Though I don't recall the date, I remember hearing you read that at the Ear Inn, decades ago. It stayed in memory. I also remember you being reproached for contracting the bug, which struck me as totally unfair and callous. You didn't mean to, it just happened. "Not marble nor the gilded monuments/Of princes shall outlive this powerful rhyme," thus Shakespeare. So I sense contrast between a bronze statue and the mortal body, eager for pleasure and subject to mortality. The statue won't seroconvert and will outlive us all; but also can't have sex. Also, the contrast between those two things and the "powerful rhyme." I second your proposal that there is some internalized homophobia in the poem. People are traditionally not supposed to use rear entry for sex, a prohibition ignored by very large numbers of people both homo- and heterosexual in orientation. The sin of Onan is also implied because of the spillage.

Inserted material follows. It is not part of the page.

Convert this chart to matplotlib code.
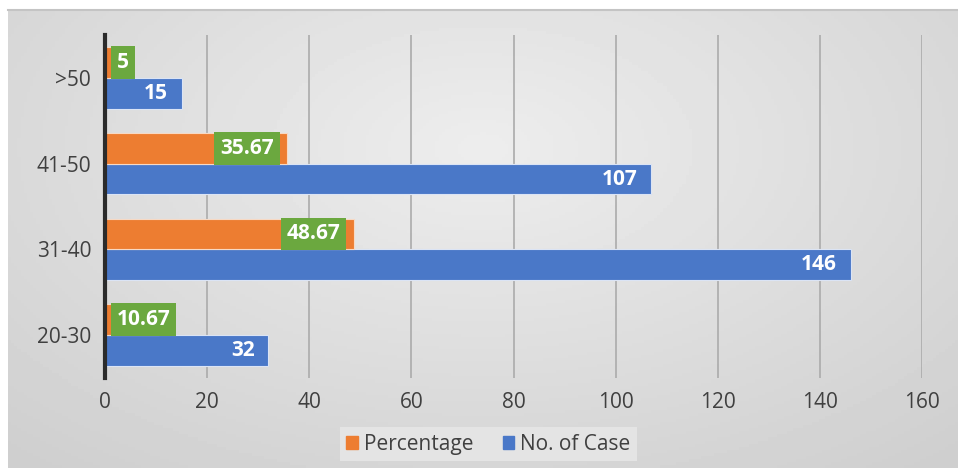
import matplotlib.pyplot as plt
import numpy as np

# data
groups = ["20-30", "31-40", "41-50", ">50"]
cases = [32, 146, 107, 15]
percent = [10.67, 48.67, 35.67, 5]
percent_labels = ["10.67", "48.67", "35.67", "5"]

plt.rcParams['font.family'] = ['Open Sans', 'DejaVu Sans']

orange = "#ED7D31"
blue = "#4A78C8"
green = "#6BA83F"

fig = plt.figure(figsize=(9.58, 4.68), dpi=100)

# gray gradient panel behind the chart
bg = fig.add_axes([8 / 958, 0, 1 - 8 / 958, 1 - 10 / 468], zorder=0)
gx, gy = np.meshgrid(np.linspace(0, 1, 300), np.linspace(0, 1, 150))
r = np.sqrt(((gx - 0.5) / 0.75) ** 2 + ((gy - 0.3) / 0.9) ** 2)
bg.imshow(0.93 - 0.12 * np.clip(r, 0, 1), cmap="gray", vmin=0, vmax=1,
          aspect="auto", extent=[0, 1, 0, 1])
bg.axis("off")
fig.add_artist(plt.Line2D([8 / 958, 1], [1 - 10 / 468] * 2, color="#c4c4c4", lw=1.5))

ax = fig.add_axes([105 / 958, 1 - 378 / 468, 817 / 958, 343 / 468], zorder=1)
ax.patch.set_alpha(0)

y = np.arange(len(groups))
h = 0.36
ax.barh(y - h / 2, cases, height=h, color=blue, edgecolor="#dbe4f5", lw=0.8, zorder=3)
ax.barh(y + h / 2, percent, height=h, color=orange, edgecolor="#f7d9c4", lw=0.8, zorder=3)

for yi, v in zip(y, cases):
    ax.annotate(str(v), (v, yi - h / 2), xytext=(-10, 0), textcoords="offset points",
                ha="right", va="center", color="white", fontsize=15,
                fontweight="bold", zorder=5)

for yi, v, lab in zip(y, percent, percent_labels):
    if v < 20:
        xy, dx, ha = (0, yi + h / 2), 8.5, "left"
    else:
        xy, dx, ha = (v, yi + h / 2), -9.5, "right"
    ax.annotate(lab, xy, xytext=(dx, 0), textcoords="offset points",
                ha=ha, va="center", color="white", fontsize=15,
                fontweight="bold", zorder=5,
                bbox=dict(boxstyle="square,pad=0.28", fc=green, ec="none"))

ax.set_xlim(0, 160)
ax.set_ylim(-0.5, 3.5)
ax.set_xticks(np.arange(0, 161, 20))
ax.set_yticks(y)
ax.set_yticklabels(groups)
ax.grid(axis="x", color="#ababab", lw=1.2, zorder=1)
ax.tick_params(length=0, labelsize=15, colors="#404040", pad=10)
for s in ["top", "right", "bottom"]:
    ax.spines[s].set_visible(False)
ax.spines["left"].set_color("#2b2b2b")
ax.spines["left"].set_linewidth(3)
ax.spines["left"].set_zorder(4)

handles = [plt.Rectangle((0, 0), 1, 1, color=orange),
           plt.Rectangle((0, 0), 1, 1, color=blue)]
leg = fig.legend(handles, ["Percentage", "No. of Case"], loc="center",
                 bbox_to_anchor=(0.51, 0.051), ncol=2, frameon=True,
                 fontsize=15, handlelength=0.55, handleheight=0.55,
                 handletextpad=0.3, columnspacing=1.4, borderpad=0.3,
                 borderaxespad=0, fancybox=False)
leg.get_frame().set_facecolor("#e8e8e8")
leg.get_frame().set_edgecolor("none")
for t in leg.get_texts():
    t.set_color("#404040")

fig.savefig("out.png", dpi=100)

It's not a pretty line, indeed, is a bit on the disgusting side, but it adds thought and weight to the poem. I also like the pretty line about forsythia wearing yellow ribbons. No way am I against poems having pleasing sensory details in them. Stevens: "It must give pleasure." It must.

anonymous's avatar

The poem and the story of the poem — another layer or version of music and story (the elements). This morning, I was especially struck by the contrast between statue and action, and the hunting prowess (if I may say that) suggested or embodied in both.

Richard Jeffrey Newman's avatar

That's a marvelous meditation on how a poem came to be. I identify with the process in a lot of ways, and I think it's wonderful that you remember as much as you do so clearly. I don't think could write in such detail about the first poems I published. I wish I could.

Julene Tripp Weaver's avatar

Wow! That's a lot of world in one poem. Fantastic read.